The control plane is subdivided into microservices, and access is granted to the required service. Infrastructure access does not provide UI access to any customer’s Databricks deployment, and there are limitations to data access based on service isolation. Customers can further reduce risk of data exposure by leveraging capabilities such as Customer-managed Keys to encrypt certain data (such as notebooks, secrets, Databricks SQL queries and query history) within the control plane, which adds additional technical barriers to infrastructure Genie access to that data.

Because the internal core production infrastructure systems are generally not specific to any one customer’s deployment, this Genie access does not create events in your audit logs.

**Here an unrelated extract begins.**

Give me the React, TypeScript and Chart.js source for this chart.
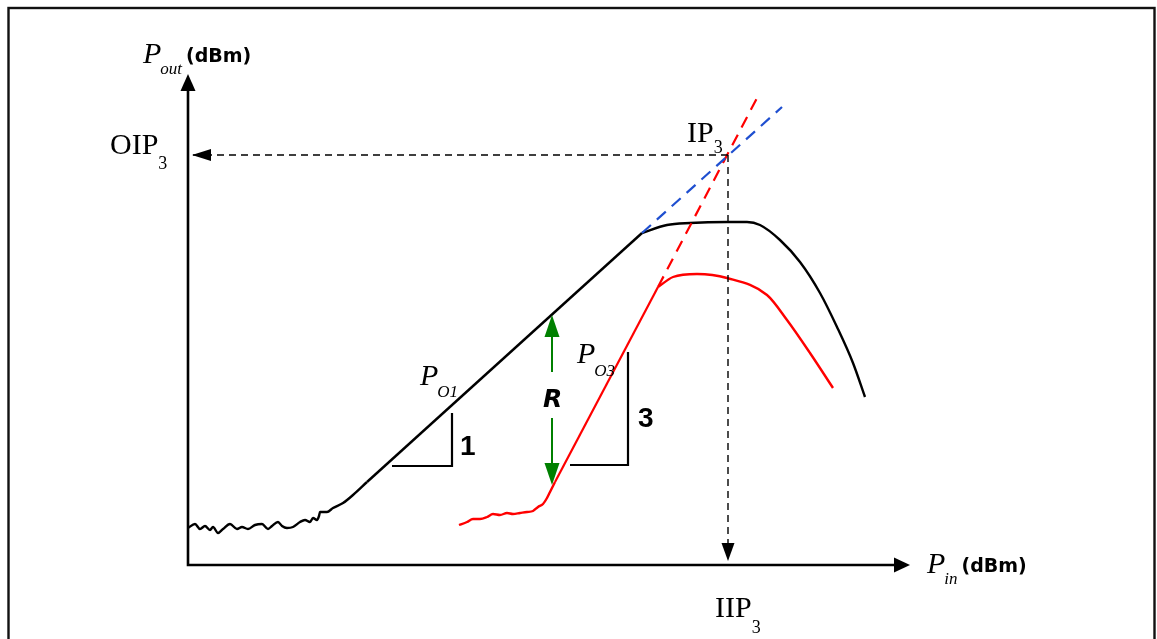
import React, { useEffect, useRef } from "react";
import { Chart, registerables } from "chart.js";

Chart.register(...registerables);

type Pt = { x: number; y: number };

const WIDTH = 1157;
const HEIGHT = 639;

// Input power (x) and output power (y), in dBm relative to the axis origin.
const X_RANGE = [-18.8, 96.9];
const Y_RANGE = [-7.4, 56.5];
const X_AXIS_END = 72.2;
const Y_AXIS_END = 49.1;

// Fundamental output P_O1: noise floor, linear region (slope 1), compression
const fundNoise: Pt[] = [
  { x: 0, y: 3.7 }, { x: 0.7, y: 4.1 }, { x: 1.2, y: 3.6 }, { x: 1.7, y: 3.9 },
  { x: 2.2, y: 3.5 }, { x: 2.5, y: 3.8 }, { x: 3.0, y: 3.2 }, { x: 3.5, y: 3.6 },
  { x: 4.2, y: 4.1 }, { x: 4.9, y: 3.6 }, { x: 5.4, y: 3.8 }, { x: 6.0, y: 3.6 },
  { x: 6.7, y: 4.0 }, { x: 7.4, y: 4.1 }, { x: 8.0, y: 3.6 }, { x: 8.4, y: 3.9 },
  { x: 9.0, y: 4.3 }, { x: 9.4, y: 3.9 }, { x: 9.9, y: 3.7 }, { x: 10.5, y: 3.8 },
  { x: 11.2, y: 4.3 }, { x: 11.7, y: 4.5 }, { x: 12.2, y: 4.3 }, { x: 12.5, y: 4.7 },
  { x: 12.9, y: 4.5 }, { x: 13.1, y: 4.9 }, { x: 13.2, y: 5.3 }, { x: 13.9, y: 5.3 },
  { x: 14.5, y: 5.7 }, { x: 15.5, y: 6.2 }, { x: 16.5, y: 7.0 }, { x: 17.9, y: 8.3 },
];
const fundLinear: Pt[] = [{ x: 17.9, y: 8.3 }, { x: 45.4, y: 33.2 }];
const fundCompressed: Pt[] = [
  { x: 45.4, y: 33.2 }, { x: 47.9, y: 34.0 }, { x: 50.2, y: 34.2 }, { x: 53.9, y: 34.3 },
  { x: 55.9, y: 34.3 }, { x: 57.2, y: 34.0 }, { x: 59.2, y: 32.5 }, { x: 61.2, y: 30.3 },
  { x: 63.2, y: 27.2 }, { x: 64.9, y: 23.8 }, { x: 66.5, y: 20.2 }, { x: 67.7, y: 16.8 },
];
const fundExtrapolated: Pt[] = [{ x: 45.4, y: 33.2 }, { x: 59.4, y: 45.8 }];

// Third-order intermodulation output P_O3 (slope 3)
const im3Noise: Pt[] = [
  { x: 27.1, y: 4.0 }, { x: 27.9, y: 4.3 }, { x: 28.5, y: 4.6 }, { x: 29.2, y: 4.6 },
  { x: 29.9, y: 4.8 }, { x: 30.5, y: 5.1 }, { x: 31.2, y: 5.0 }, { x: 31.9, y: 5.2 },
  { x: 32.5, y: 5.1 }, { x: 33.2, y: 5.2 }, { x: 33.9, y: 5.3 }, { x: 34.5, y: 5.4 },
  { x: 35.0, y: 5.8 }, { x: 35.5, y: 6.1 }, { x: 35.9, y: 6.7 }, { x: 36.2, y: 7.3 },
  { x: 36.7, y: 8.3 },
];
const im3Linear: Pt[] = [{ x: 36.7, y: 8.3 }, { x: 47.0, y: 27.8 }];
const im3Compressed: Pt[] = [
  { x: 47.0, y: 27.8 }, { x: 48.5, y: 28.8 }, { x: 50.9, y: 29.1 }, { x: 53.9, y: 28.7 },
  { x: 57.9, y: 27.0 }, { x: 59.9, y: 24.5 }, { x: 62.2, y: 21.2 }, { x: 64.5, y: 17.7 },
];
const im3Extrapolated: Pt[] = [{ x: 47.0, y: 27.8 }, { x: 56.9, y: 46.7 }];

// Third-order intercept point and its projections onto the axes
const ip3: Pt = { x: 54.0, y: 41.0 };
const oip3Guide: Pt[] = [ip3, { x: 0.4, y: 41.0 }];
const iip3Guide: Pt[] = [ip3, { x: 54.0, y: 0.4 }];

// Slope markers
const slopeOneTriangle: Pt[] = [{ x: 20.4, y: 9.9 }, { x: 26.4, y: 9.9 }, { x: 26.4, y: 15.2 }];
const slopeThreeTriangle: Pt[] = [{ x: 38.2, y: 10.0 }, { x: 44.0, y: 10.0 }, { x: 44.0, y: 21.3 }];

// Spacing R between P_O1 and P_O3
const rangeArrow = { x: 36.4, top: 25.0, bottom: 8.0, gapTop: 19.3, gapBottom: 14.7 };

type Label = {
  x: number;
  y: number;
  main: string;
  sub?: string;
  unit?: string;
  font: string;
  subFont?: string;
  subDy?: number;
  subDx?: number;
};

const SERIF = "'Liberation Serif', 'Times New Roman', serif";
const SANS = "'DejaVu Sans', sans-serif";

const labels: Label[] = [
  { x: -4.5, y: 50.2, main: "P", sub: "out", unit: "(dBm)", font: `italic 30px ${SERIF}`, subFont: `italic 17px ${SERIF}`, subDy: 11, subDx: -1 },
  { x: -7.8, y: 41.1, main: "OIP", sub: "3", font: `30px ${SERIF}`, subFont: `18px ${SERIF}`, subDy: 15 },
  { x: 49.9, y: 42.3, main: "IP", sub: "3", font: `30px ${SERIF}`, subFont: `18px ${SERIF}`, subDy: 11 },
  { x: 52.7, y: -5.2, main: "IIP", sub: "3", font: `30px ${SERIF}`, subFont: `18px ${SERIF}`, subDy: 16 },
  { x: 23.2, y: 18.0, main: "P", sub: "O1", font: `italic 30px ${SERIF}`, subFont: `italic 17px ${SERIF}`, subDy: 12, subDx: -1 },
  { x: 38.9, y: 20.2, main: "P", sub: "O3", font: `italic 30px ${SERIF}`, subFont: `italic 17px ${SERIF}`, subDy: 13, subDx: -1 },
  { x: 73.9, y: -0.8, main: "P", sub: "in", unit: "(dBm)", font: `italic 30px ${SERIF}`, subFont: `italic 17px ${SERIF}`, subDy: 11, subDx: -1 },
  { x: 35.5, y: 15.8, main: "R", font: `bold italic 25px ${SANS}` },
  { x: 27.2, y: 11.0, main: "1", font: `bold 28px 'Liberation Sans', sans-serif` },
  { x: 45.0, y: 13.8, main: "3", font: `bold 28px 'Liberation Sans', sans-serif` },
];

const arrowHead = (
  ctx: CanvasRenderingContext2D,
  tipX: number,
  tipY: number,
  dx: number,
  dy: number,
  length: number,
  half: number,
  color: string
) => {
  const bx = tipX - dx * length;
  const by = tipY - dy * length;
  ctx.beginPath();
  ctx.moveTo(tipX, tipY);
  ctx.lineTo(bx - dy * half, by + dx * half);
  ctx.lineTo(bx + dy * half, by - dx * half);
  ctx.closePath();
  ctx.fillStyle = color;
  ctx.fill();
};

const diagramPlugin = {
  id: "ip3Diagram",
  beforeDraw(chart: Chart) {
    const { ctx } = chart;
    ctx.save();
    ctx.fillStyle = "#ffffff";
    ctx.fillRect(0, 0, chart.width, chart.height);
    ctx.strokeStyle = "#111111";
    ctx.lineWidth = 2.4;
    ctx.strokeRect(8.5, 8, chart.width - 2.5 - 8.5, chart.height + 40);
    ctx.restore();
  },
  afterDatasetsDraw(chart: Chart) {
    const { ctx } = chart;
    const sx = chart.scales.x;
    const sy = chart.scales.y;
    const px = (v: number) => sx.getPixelForValue(v);
    const py = (v: number) => sy.getPixelForValue(v);
    ctx.save();

    // Axes
    const ox = px(0);
    const oy = py(0);
    const xEnd = px(X_AXIS_END);
    const yEnd = py(Y_AXIS_END);
    ctx.strokeStyle = "#000";
    ctx.lineWidth = 2.6;
    ctx.beginPath();
    ctx.moveTo(ox, yEnd + 8);
    ctx.lineTo(ox, oy);
    ctx.lineTo(xEnd - 8, oy);
    ctx.stroke();
    arrowHead(ctx, ox, yEnd, 0, -1, 17, 7.5, "#000");
    arrowHead(ctx, xEnd, oy, 1, 0, 16, 7.5, "#000");

    // Guide arrowheads onto the axes
    arrowHead(ctx, px(oip3Guide[1].x), py(oip3Guide[1].y), -1, 0, 19, 6, "#000");
    arrowHead(ctx, px(iip3Guide[1].x), py(iip3Guide[1].y), 0, 1, 18, 6.5, "#000");

    // R double arrow
    const gx = px(rangeArrow.x);
    const gTop = py(rangeArrow.top);
    const gBot = py(rangeArrow.bottom);
    ctx.strokeStyle = "#008000";
    ctx.lineWidth = 2;
    ctx.beginPath();
    ctx.moveTo(gx, gTop + 15);
    ctx.lineTo(gx, py(rangeArrow.gapTop));
    ctx.moveTo(gx, py(rangeArrow.gapBottom));
    ctx.lineTo(gx, gBot - 15);
    ctx.stroke();
    arrowHead(ctx, gx, gTop, 0, -1, 22, 7.5, "#008000");
    arrowHead(ctx, gx, gBot, 0, 1, 22, 7.5, "#008000");

    // Labels
    ctx.fillStyle = "#000";
    ctx.textBaseline = "alphabetic";
    ctx.textAlign = "left";
    for (const l of labels) {
      const lx = px(l.x);
      const ly = py(l.y);
      ctx.font = l.font;
      ctx.fillText(l.main, lx, ly);
      let cursor = lx + ctx.measureText(l.main).width;
      if (l.sub) {
        ctx.font = l.subFont || l.font;
        const sxp = cursor + (l.subDx || 0);
        ctx.fillText(l.sub, sxp, ly + (l.subDy || 0));
        cursor = sxp + ctx.measureText(l.sub).width;
      }
      if (l.unit) {
        ctx.font = `bold 19px ${SANS}`;
        ctx.fillText(l.unit, cursor + 4, ly - 1);
      }
    }
    ctx.restore();
  },
};

const curve = (data: Pt[], color: string, width: number, smooth: boolean, dash: number[] = []) => ({
  data,
  showLine: true,
  borderColor: color,
  backgroundColor: color,
  borderWidth: width,
  borderDash: dash,
  pointRadius: 0,
  pointHoverRadius: 0,
  fill: false,
  tension: 0,
  cubicInterpolationMode: smooth ? ("monotone" as const) : ("default" as const),
  clip: false as const,
});

export default function App() {
  const canvasRef = useRef<HTMLCanvasElement | null>(null);

  useEffect(() => {
    const canvas = canvasRef.current;
    if (!canvas) return;
    const chart = new Chart(canvas, {
      type: "scatter",
      data: {
        datasets: [
          curve(oip3Guide, "#000", 1.4, false, [7, 5]),
          curve(iip3Guide, "#000", 1.4, false, [7, 5]),
          curve(fundExtrapolated, "#1f4fd0", 2.2, false, [12, 8]),
          curve(im3Extrapolated, "#ff0000", 2.2, false, [12, 8]),
          curve(fundNoise, "#000", 2.4, true),
          curve(fundLinear, "#000", 2.4, false),
          curve(fundCompressed, "#000", 2.4, true),
          curve(im3Noise, "#ff0000", 2.4, true),
          curve(im3Linear, "#ff0000", 2.2, false),
          curve(im3Compressed, "#ff0000", 2.4, true),
          curve(slopeOneTriangle, "#000", 2.2, false),
          curve(slopeThreeTriangle, "#000", 2.2, false),
        ],
      },
      options: {
        animation: false,
        responsive: false,
        events: [],
        layout: { padding: 0 },
        plugins: { legend: { display: false }, tooltip: { enabled: false } },
        scales: {
          x: { type: "linear", min: X_RANGE[0], max: X_RANGE[1], display: false },
          y: { type: "linear", min: Y_RANGE[0], max: Y_RANGE[1], display: false },
        },
      },
      plugins: [diagramPlugin],
    });
    return () => chart.destroy();
  }, []);

  return (
    <div style={{ position: "absolute", left: 0, top: 0, width: WIDTH, height: HEIGHT, background: "#fff" }}>
      <canvas ref={canvasRef} width={WIDTH} height={HEIGHT} style={{ display: "block", width: WIDTH, height: HEIGHT }} />
    </div>
  );
}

Web application security controls for Genie

Genie access via the Web UI (workspace-level access) requires either a support ticket or engineering ticket tied expressly to your workspace. There are technical controls requiring that the ticket must be open and that the workspace is present in a specific field. Most Genie events originate from a support ticket. You must explicitly grant access, either by clicking a checkbox when submitting the ticket or explicitly approving it in the text conversation with the support engineer.

Genie access is limited to a subset of employees who have a role in supporting customers.

The Genie system is accessible only over VPN (which requires a multi-factor prompt), and the authentication into Genie is also configured to always require an additional multi-factor prompt.

Genie access is specific to the given workspace. For example, if customer A authorizes the usage of Genie in a support ticket for a particular workspace, the support engineer cannot use that to access a workspace for customer B or to access a different workspace for customer A.

Each usage of Genie is also limited in time. For AWS and Google Cloud accounts, the maximum time is 24 hours and the default is 60 minutes.

If you have enabled audit log delivery, those logs will show the Genie event. Importantly, the initial access to your workspace is facilitated by Genie, but activities thereafter are bound by normal Databricks rules (as if the support staff were your employee). Any actions performed by Databricks staff once in the workspace generate audit log events just as they would for your staff.

Databricks retains Genie logs for at least one year internally, and is happy to help customers build alerting pipelines for Genie activity (such as unusual API calls from support staff accessing the workspace with Genie or new support staff using Genie) Databricks has strong technical controls for automatic termination of accounts (currently performed via automation when the Human Resources Information System processes a termination). Additionally, Databricks performs a quarterly account review as an additional check to guard against accounts not properly terminated.

Internal core infrastructure security controls for Genie

Genie access via command-line for engineers (infrastructure-level access) requires an open engineering ticket in the back-end engineering ticketing system (or emergency access, as detailed above, in the event of a ticketing system failure).

Users must be a part of an engineering group that has a role in supporting customers.

The Genie system is only accessible over VPN (which requires a multi-factor prompt), and authentication into Genie is also configured to always require an additional multi-factor prompt.

Each usage of Genie is also limited in time. For AWS and Google Cloud environments, the maximum time is 24 hours, and the default is 60 minutes.

Databricks retains Genie logs for at least one year internally.

While Databricks has strong technical controls for automatic termination of accounts (currently performed via automation when the Human Resources Information System processes a termination), Databricks also performs a quarterly account review as an additional check to guard against accounts not properly terminated.